Procès Credit Suisse: à vaincre sans péril…

Treize avocats ont défendu gratuitement les 12 grévistes du climat qui se sont déguisés en tennismen, qui n’ont pas manqué de paroles fortes pour qualifier leur engagement. Et obtenu un acquittement surprenant.

Vous n’avez pas manqué le procès des héros du climat, pour une banale affaire de violation de domicile. Les grévistes ont tenu un interclubs entre des bancomats et des guichets du Credit Suisse. La gravité des faits est toute relative, comme l’a relevé le tribunal. Et pourtant, ils font durer le spectacle depuis plus d’une année.

Dans le fond, le pire des dénouements pour la cause est peut-être cet acquittement. Qu’on admette que leur promenade dans le hall de la banque était une rigolote réunion de jeunes déguisés, pas bien méchante, pas bien grave.

Le souvenir de Rosa Parks

Ce n’est pas innocent si, pour cette broutille, 13 ténors du barreau se sont passé le mot pour faire des militants grimés en Björn Borg des Martin Luther King de la cause environnementale. Curieuse stratégie pour minimiser la gravité des actes. Ils en ont fait beaucoup, même trop. Pour que l’acte paraisse historique. On y a même évoqué Rosa Parks, la «mère» du mouvement des droits civiques américains dans les années 1950.

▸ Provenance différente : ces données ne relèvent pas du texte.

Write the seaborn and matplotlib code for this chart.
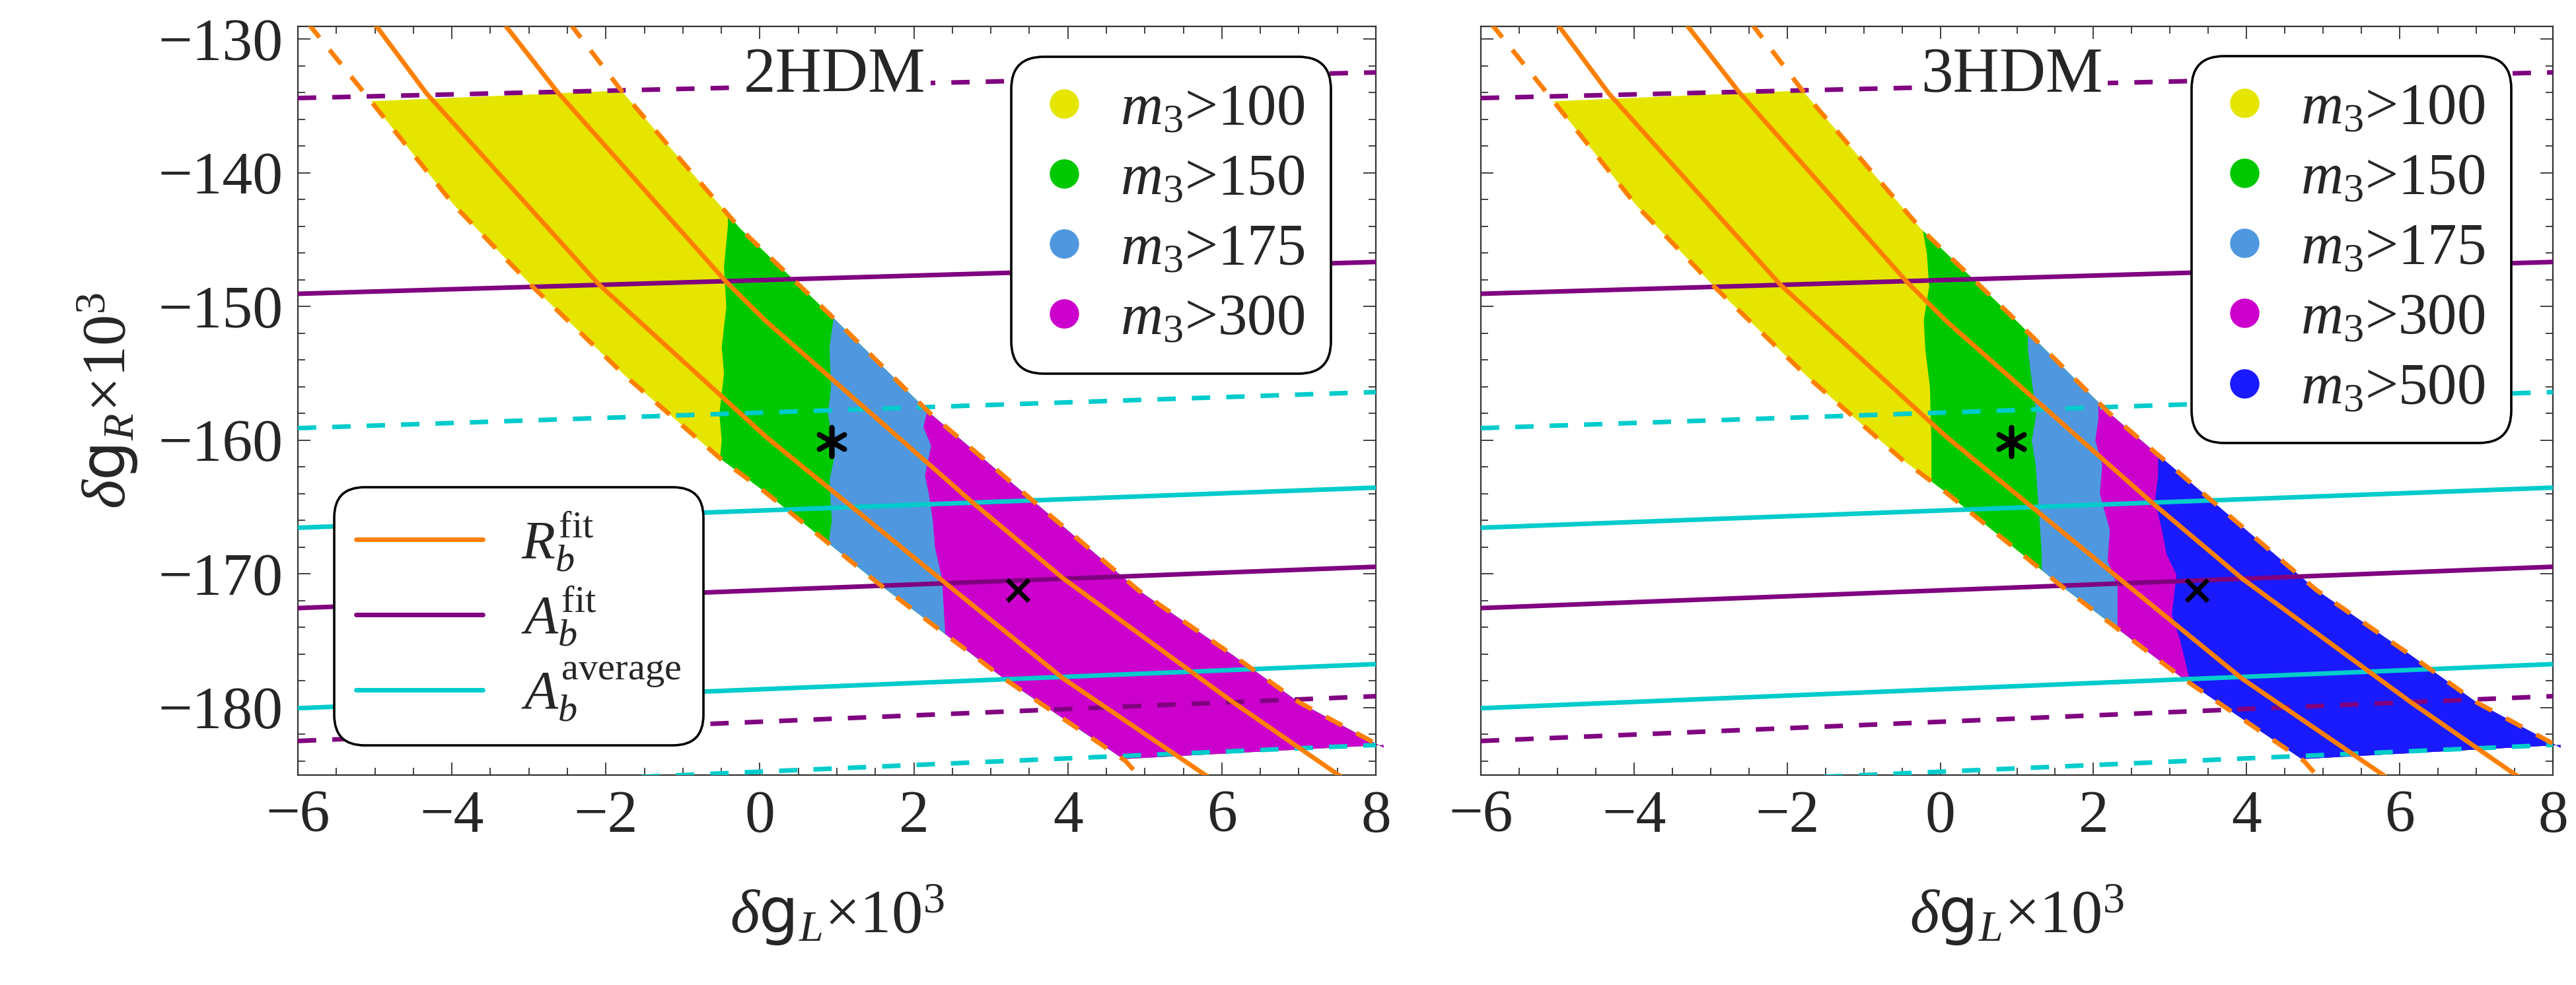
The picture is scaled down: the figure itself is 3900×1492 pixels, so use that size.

Quand Rosa Parks a refusé de se lever du siège du bus réservé aux Blancs, elle n’était pas déguisée. Elle a défendu son droit fondamental à être traitée comme un être humain. On peut difficilement mettre sur un même pied l’attitude des 12 tennismen et celui, autrement plus courageux, d’une femme qui, seule, sans l’appui d’une foule de manifestants massée derrière les vitres de l’autocar, sans le soutien d’une ribambelle d’avocats et de la complaisance médiatique ambiante, est restée assise à la place d’un homme blanc. Là où l’on battait les Noirs pour moins que cela. Parfois à mort. La comparaison est outrancière.

Des lanceurs d’alerte?

On les a aussi présentés comme des lanceurs d’alerte. Ces gens qui risquent leur carrière, leur famille, leur vie, parfois, pour révéler un secret que personne ne devait savoir. Ici, ils ont proclamé publiquement des faits notoires. Sans rien risquer de sérieux.

A vaincre sans péril, on triomphe sans gloire. Ce n’est qu’au prix d’une condamnation que ces héros à la petite semaine seraient sortis gagnants. Qu’ils auraient acquis les titres de noblesse de ceux qui se sont sacrifiés pour leur cause, à moindres frais.

Comme au tennis, les accusés avaient un partenaire: le Credit Suisse. Si j’avais coaché la banque, je lui aurais conseillé de déclarer forfait. De retirer la plainte. Et de proclamer avec un petit sourire en coin, après l’ordonnance pénale rendue antérieurement, qu’il faut que jeunesse se passe.